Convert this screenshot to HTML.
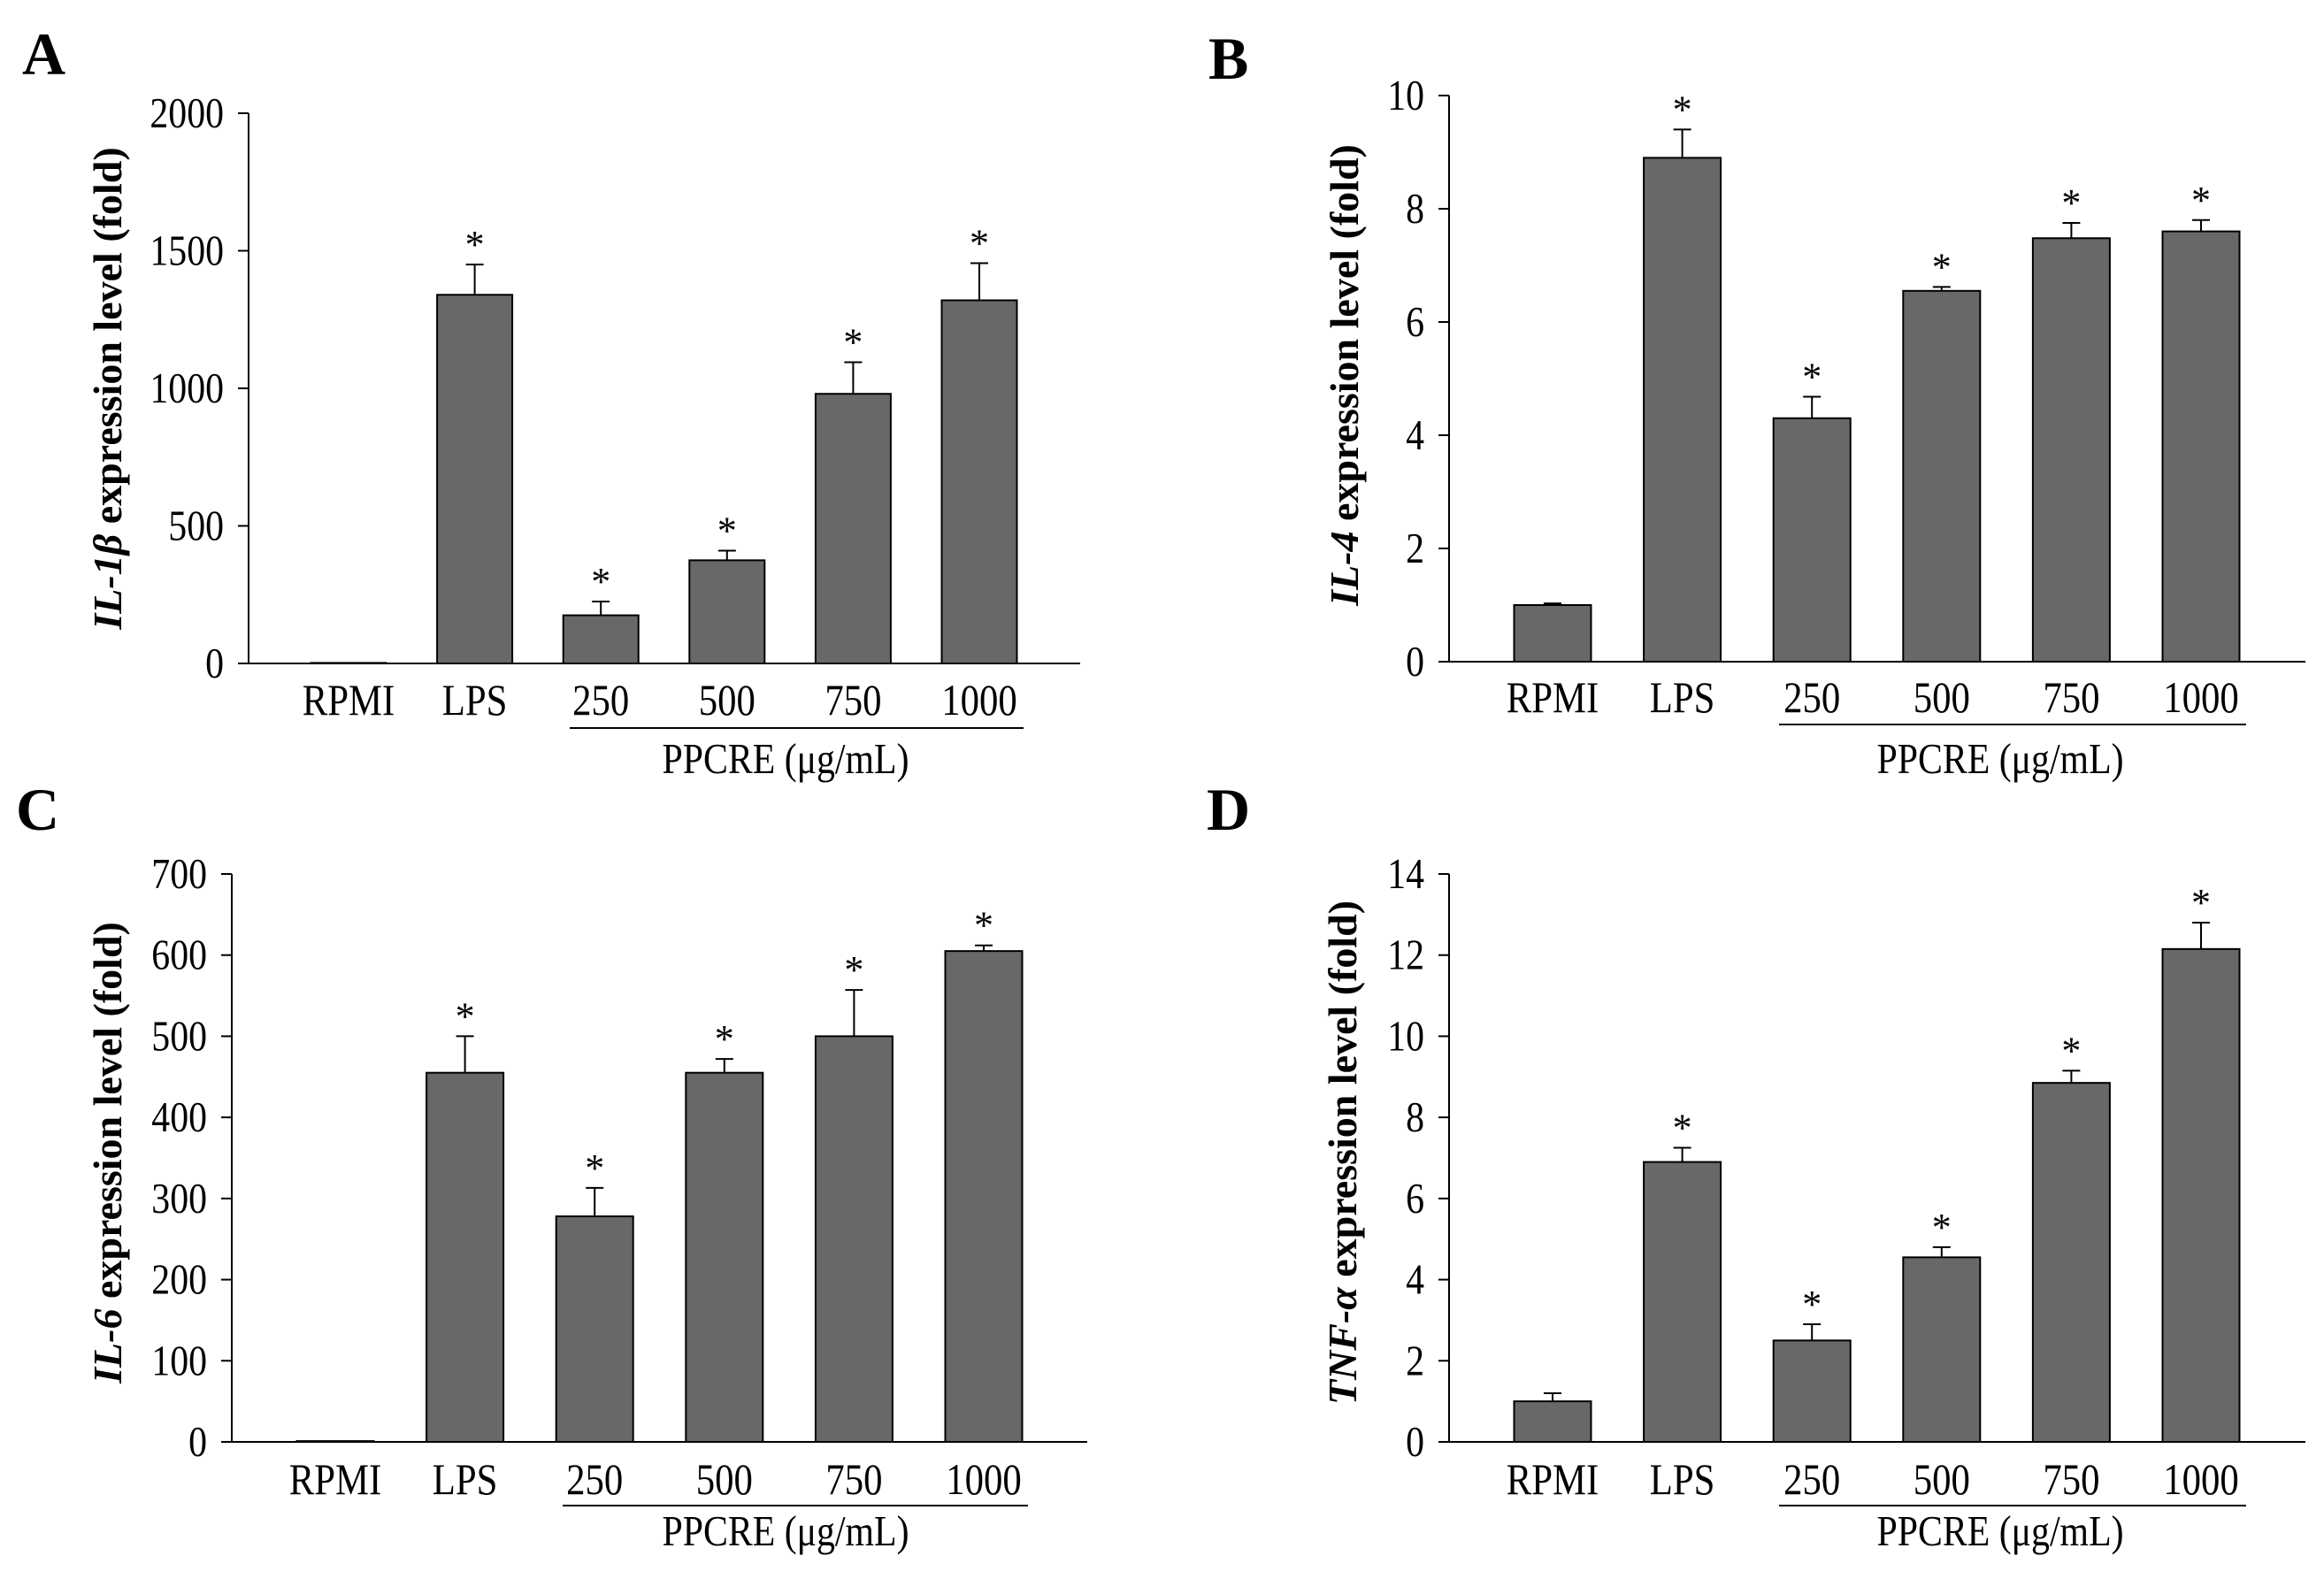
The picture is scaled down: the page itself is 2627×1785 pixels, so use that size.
<!DOCTYPE html>
<html><head><meta charset="utf-8"><style>
html,body{margin:0;padding:0;background:#fff}
svg{display:block}
text{font-family:"Liberation Serif",serif;fill:#000}
</style></head><body>
<svg id="fig" width="2627" height="1785" viewBox="0 0 2627 1785" xmlns="http://www.w3.org/2000/svg"></svg>
<script>
const categories = ["RPMI","LPS","250","500","750","1000"];
const seriesA = [2,1340,175,375,980,1320];
const errA = [2,1450,225,410,1095,1455];
const seriesB = [1.0,8.9,4.3,6.55,7.48,7.6];
const errB = [1.03,9.4,4.68,6.62,7.75,7.8];
const seriesC = [1,455,278,455,500,605];
const errC = [1,500,313,472,557,612];
const seriesD = [1.0,6.9,2.5,4.55,8.85,12.15];
const errD = [1.2,7.25,2.9,4.8,9.15,12.8];
const sigA = [false,true,true,true,true,true];
const sigB = [false,true,true,true,true,true];
const sigC = [false,true,true,true,true,true];
const sigD = [false,true,true,true,true,true];
const ticksA = [0,500,1000,1500,2000];
const ticksB = [0,2,4,6,8,10];
const ticksC = [0,100,200,300,400,500,600,700];
const ticksD = [0,2,4,6,8,10,12,14];

const NS="http://www.w3.org/2000/svg";
const svg=document.getElementById('fig');
function mk(tag,attrs,parent){const e=document.createElementNS(NS,tag);for(const k in attrs)e.setAttribute(k,attrs[k]);(parent||svg).appendChild(e);return e;}

const panels=[
 {id:'a',letter:'A',lx:25,ly:84,ax:281,top:128,zero:750,right:1221,c0:394,step:142.6,bw:85,ymax:2000,
  vals:seriesA,errs:errA,sig:sigA,ticks:ticksA,gene:'IL-1\u03B2',tx:121,ty:439,ul:[644,1157],lab:808,ulY:823,pp:[888,874]},
 {id:'b',letter:'B',lx:1366,ly:89,ax:1638,top:108,zero:748,right:2606,c0:1755,step:146.6,bw:87,ymax:10,
  vals:seriesB,errs:errB,sig:sigB,ticks:ticksB,gene:'IL-4',tx:1519,ty:424,ul:[2011,2539],lab:805,ulY:819,pp:[2261,874]},
 {id:'c',letter:'C',lx:18,ly:938,ax:262,top:988,zero:1630,right:1229,c0:379,step:146.6,bw:87,ymax:700,
  vals:seriesC,errs:errC,sig:sigC,ticks:ticksC,gene:'IL-6',tx:121,ty:1303,ul:[636,1162],lab:1689,ulY:1702,pp:[888,1747]},
 {id:'d',letter:'D',lx:1364,ly:938,ax:1638,top:988,zero:1630,right:2606,c0:1755,step:146.6,bw:87,ymax:14,
  vals:seriesD,errs:errD,sig:sigD,ticks:ticksD,gene:'TNF-\u03B1',tx:1517,ty:1303,ul:[2011,2539],lab:1689,ulY:1702,pp:[2261,1747]}
];

panels.forEach(p=>{
  const g=mk('g',{});
  
  
  const y=v=>p.zero-(v/p.ymax)*(p.zero-p.top);
  const x=i=>p.c0+i*p.step;
  const L=mk('text',{x:p.lx,y:p.ly,'font-size':68,'font-weight':'bold'},g);L.textContent=p.letter;
  
  
  p.vals.forEach((v,i)=>{
    const r=mk('rect',{x:x(i)-p.bw/2,y:y(v),width:p.bw,height:p.zero-y(v),fill:'#686868',stroke:'#000','stroke-width':2},g);
    
    
    const e=p.errs[i];
    if(e>v){
      const el=mk('path',{d:`M${x(i)} ${y(v)}V${y(e)}M${x(i)-10} ${y(e)}H${x(i)+10}`,stroke:'#000','stroke-width':2,fill:'none'},g);
      
      
    }
    if(p.sig[i]){
      const s=mk('text',{x:x(i),y:y(Math.max(e,v))-8,'font-size':44,'text-anchor':'middle'},g);s.textContent='*';
      
      
    }
    const t=mk('text',{x:x(i),y:p.lab,'font-size':45,'text-anchor':'middle',transform:`translate(${x(i)},${p.lab}) scale(0.95,1.1) translate(${-x(i)},${-p.lab})`},g);t.textContent=categories[i];
    
    
  });
  const ax=mk('path',{d:`M${p.ax} ${p.top}V${p.zero}H${p.right}`,stroke:'#000','stroke-width':2,fill:'none'},g);
  
  
  p.ticks.forEach(tv=>{
    mk('line',{x1:p.ax-12,x2:p.ax,y1:y(tv),y2:y(tv),stroke:'#000','stroke-width':2},g);
    const tx=p.ax-28, ty=y(tv)+16;
    const t=mk('text',{x:tx,y:ty,'font-size':44,'text-anchor':'end',transform:`translate(${tx},${ty}) scale(0.95,1.1) translate(${-tx},${-ty})`},g);t.textContent=tv;
    
    
  });
  const ul=mk('line',{x1:p.ul[0],x2:p.ul[1],y1:p.ulY,y2:p.ulY,stroke:'#000','stroke-width':2},g);
  
  
  const pp=mk('text',{x:p.pp[0],y:p.pp[1],'font-size':44,'text-anchor':'middle',transform:`translate(${p.pp[0]},${p.pp[1]}) scale(0.95,1.1) translate(${-p.pp[0]},${-p.pp[1]})`},g);pp.textContent='PPCRE (\u03BCg/mL)';
  
  
  const tt=mk('text',{x:0,y:0,'font-size':46,'font-weight':'bold','text-anchor':'middle',transform:`translate(${p.tx+16},${p.ty}) rotate(-90)`},g);
  
  
  const ts=mk('tspan',{'font-style':'italic'},tt);ts.textContent=p.gene;
  const ts2=mk('tspan',{},tt);ts2.textContent=' expression level (fold)';
});
</script>
</body></html>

++++++++++

Give again, word for word, only the lines running from the line with "The picture is" through the line with "e=document.createElementNS(NS,tag);for(const k in"; include both of those lines.

The picture is scaled down: the page itself is 2627×1785 pixels, so use that size.
<!DOCTYPE html>
<html><head><meta charset="utf-8"><style>
html,body{margin:0;padding:0;background:#fff}
svg{display:block}
text{font-family:"Liberation Serif",serif;fill:#000}
</style></head><body>
<svg id="fig" width="2627" height="1785" viewBox="0 0 2627 1785" xmlns="http://www.w3.org/2000/svg"></svg>
<script>
const categories = ["RPMI","LPS","250","500","750","1000"];
const seriesA = [2,1340,175,375,980,1320];
const errA = [2,1450,225,410,1095,1455];
const seriesB = [1.0,8.9,4.3,6.55,7.48,7.6];
const errB = [1.03,9.4,4.68,6.62,7.75,7.8];
const seriesC = [1,455,278,455,500,605];
const errC = [1,500,313,472,557,612];
const seriesD = [1.0,6.9,2.5,4.55,8.85,12.15];
const errD = [1.2,7.25,2.9,4.8,9.15,12.8];
const sigA = [false,true,true,true,true,true];
const sigB = [false,true,true,true,true,true];
const sigC = [false,true,true,true,true,true];
const sigD = [false,true,true,true,true,true];
const ticksA = [0,500,1000,1500,2000];
const ticksB = [0,2,4,6,8,10];
const ticksC = [0,100,200,300,400,500,600,700];
const ticksD = [0,2,4,6,8,10,12,14];

const NS="http://www.w3.org/2000/svg";
const svg=document.getElementById('fig');
function mk(tag,attrs,parent){const e=document.createElementNS(NS,tag);for(const k in attrs)e.setAttribute(k,attrs[k]);(parent||svg).appendChild(e);return e;}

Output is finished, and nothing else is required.